2.01.2011

Our Cabinet of Curiosities


I blog so often about cabinets of curiosity, it seems only fair to share my own...

Our petite cabinet of curiosities resides in the living room. The cabinet itself was a Craig's List find, purchased for $50 in Seattle, from a very kind woman helping her elderly friend downsize. I was so in love with the uncommon greige finish and elegant shape, I made Adam take an afternoon off to help me load it into a borrowed car, back down a perilous driveway, and inch it up our steep and narrow staircase. When we finally got it inside, I found a booklet full of neatly penned notes comparing bottles of scotch tucked into a drawer. Imagining that this might have been a little old lady's liquor cabinet still makes me giggle!

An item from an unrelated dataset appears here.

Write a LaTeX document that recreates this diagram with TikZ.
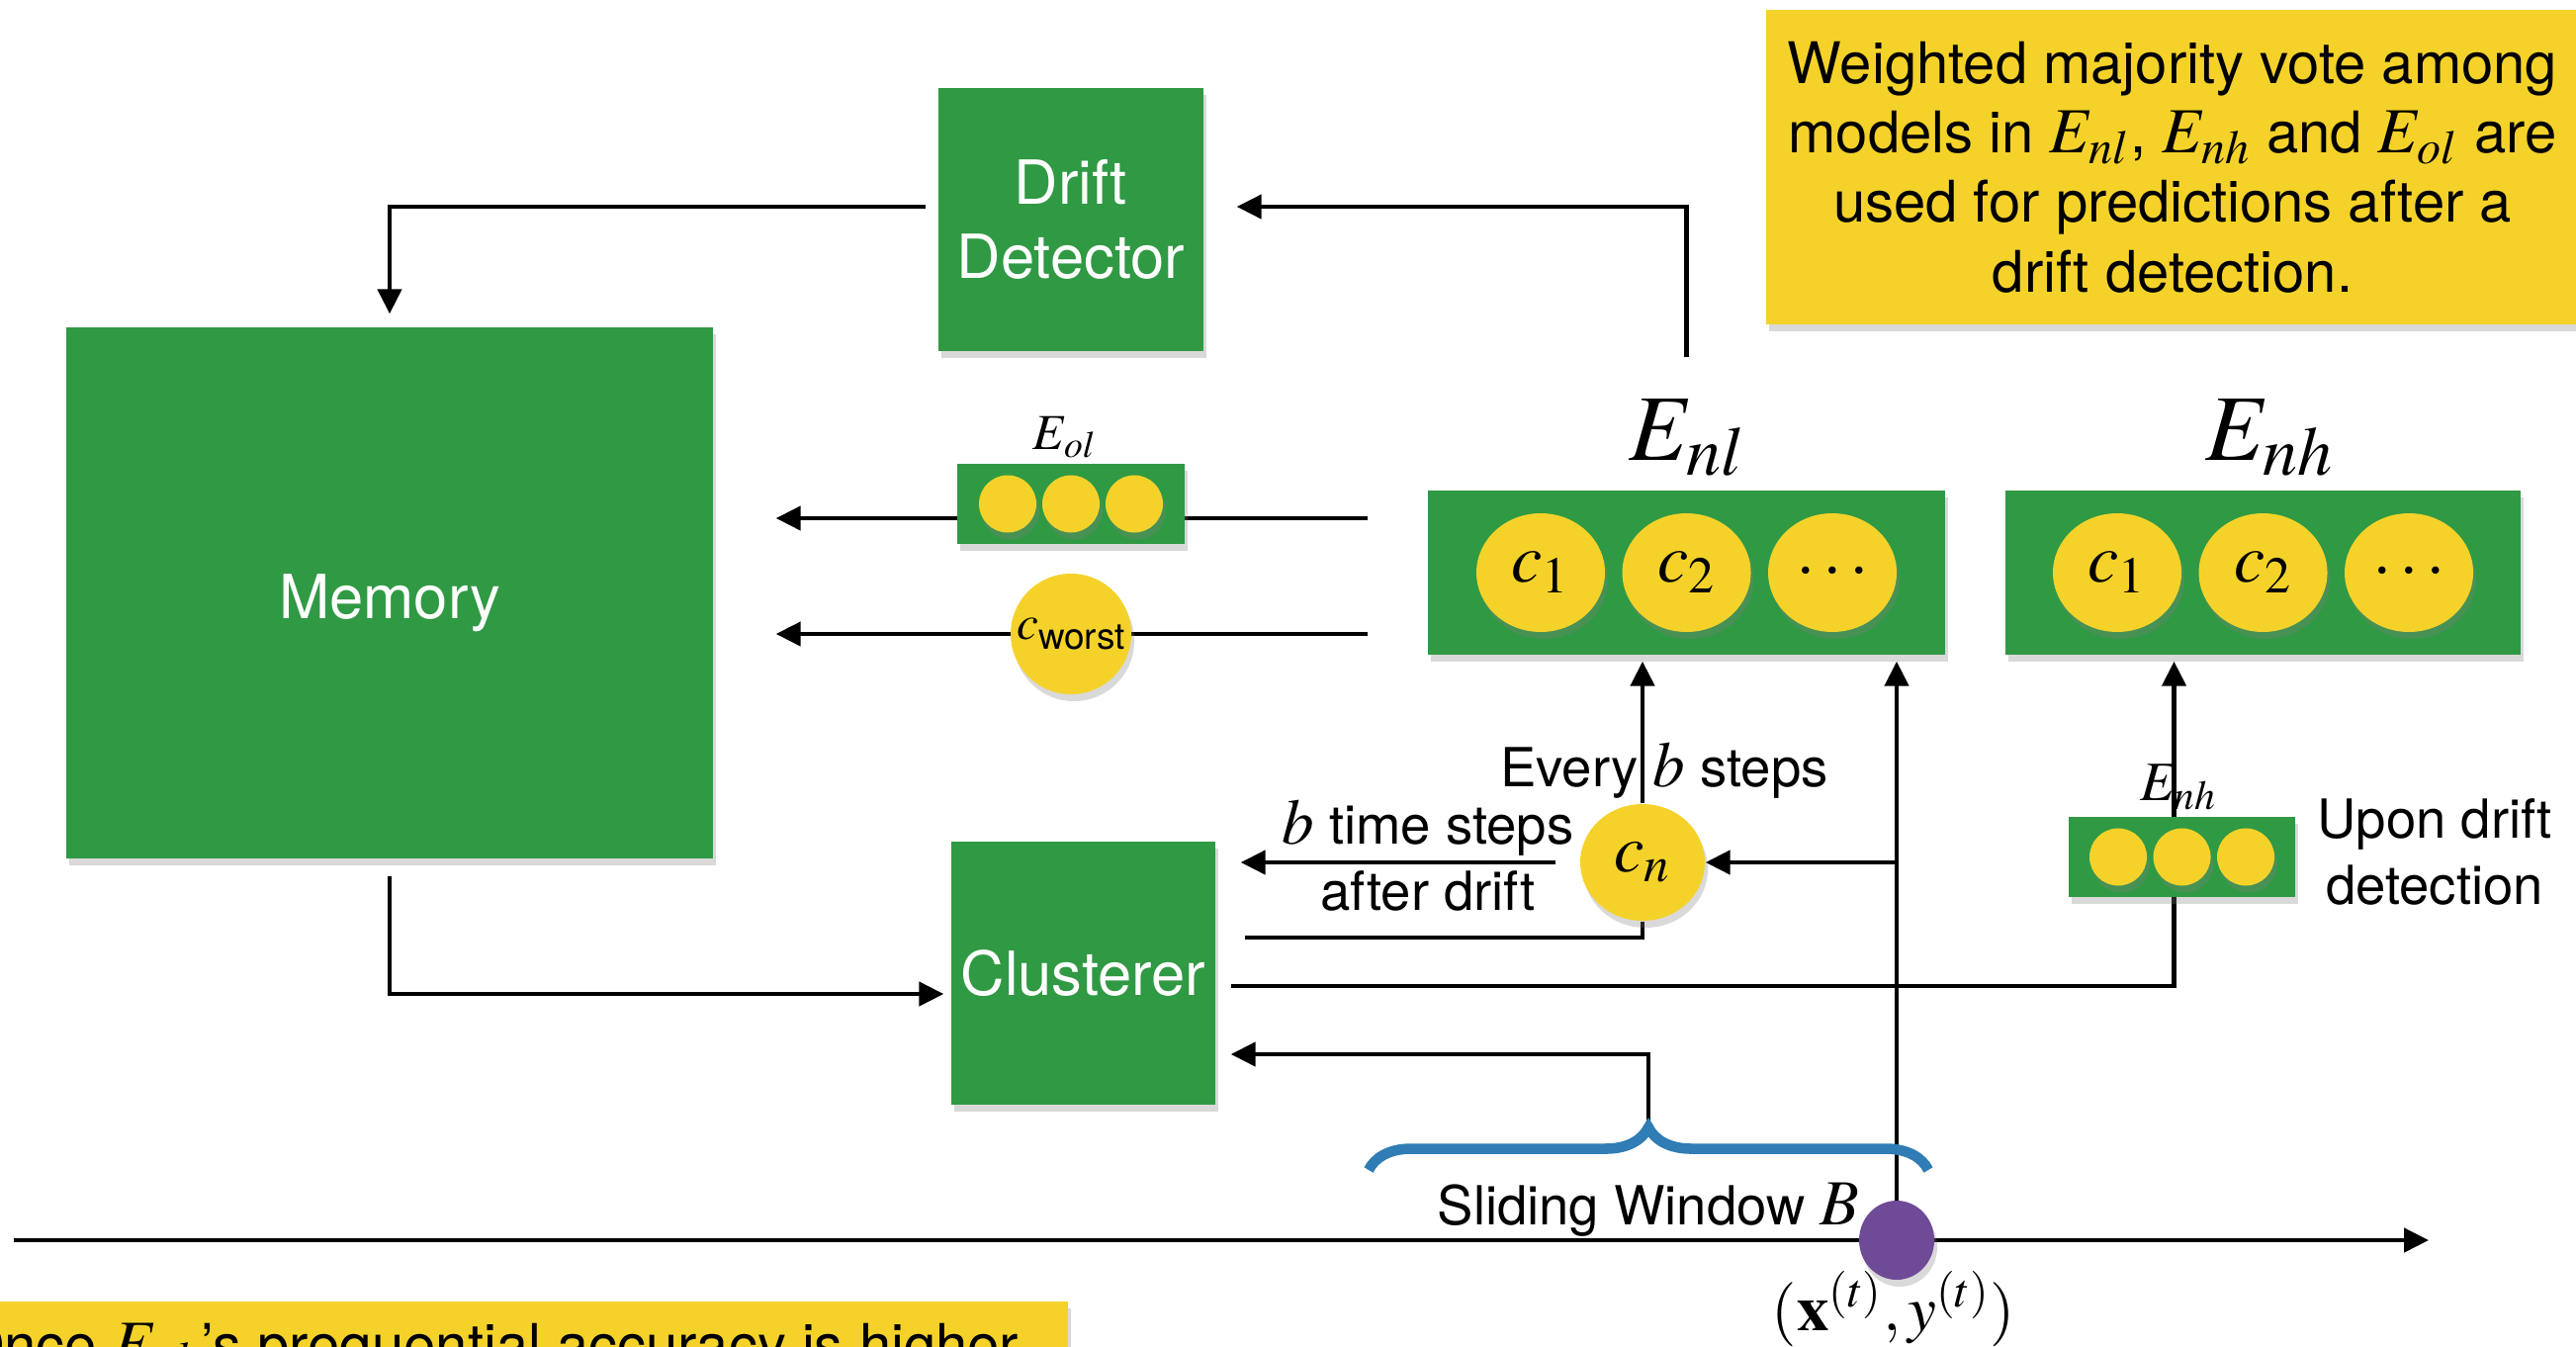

We've filled it with treasures, valuable for otherwise. Beautiful art books and vintage ephemera mingle  with found objects and natural oddities. Adam's collection of laboratory glassware stands next to 20 years worth of my beach-combing souvenirs. My alligator head grins from the second shelf, with a mouthful of foreign coins. The cabinet is home to items inherently beautiful and sentimental, like my Great-Grandmother's china teacup (or a vial of kitten teeth!)


I papered the back of the cabinet with pages from a tattered old Japanese & English dictionary: yet another layer of meaning for the curious observer.

How do you display your most prized belongings and mementos?


4 Have Spoken.:

Wonder said...

This is absolutely beautiful - what a brilliant idea for displaying things other than the usual on the coffee table or under the bed. :) And yay for Mark Helprin!

Karen said...

I love this. I have some old glass-front built in cabinets that house my favorite things. They were full of Christmas treasures until this weekend, and now have winter and vintage love things for Valentines, including love letters exchanged by my grandparents. I have an old wooden glass-front cabinet that I use as my liquor cabinet and bar but the back is just dark wood and I love the idea of lining it with something wonderful like you did. Did you glue them in, or decoupage or something else?

Elizabeth said...

Wonder... Thank you! Swan Lake still makes me weep, it's so perfectly tragic!

Karen... Love letters, how wonderful! My dictionary page backing was as simply and impermanently done as possible, since I know I'm fickle about these things. I just used little rolls of tape!

Jane Flanagan said...

Beautiful. I love this!

I usually rotate and sprinkle a few bits here and there. I like them to stand out individually. But I also like to keep things fresh, so I try to move them around and use them differently season to season.

But the effect of this layered look is quite magnificent!!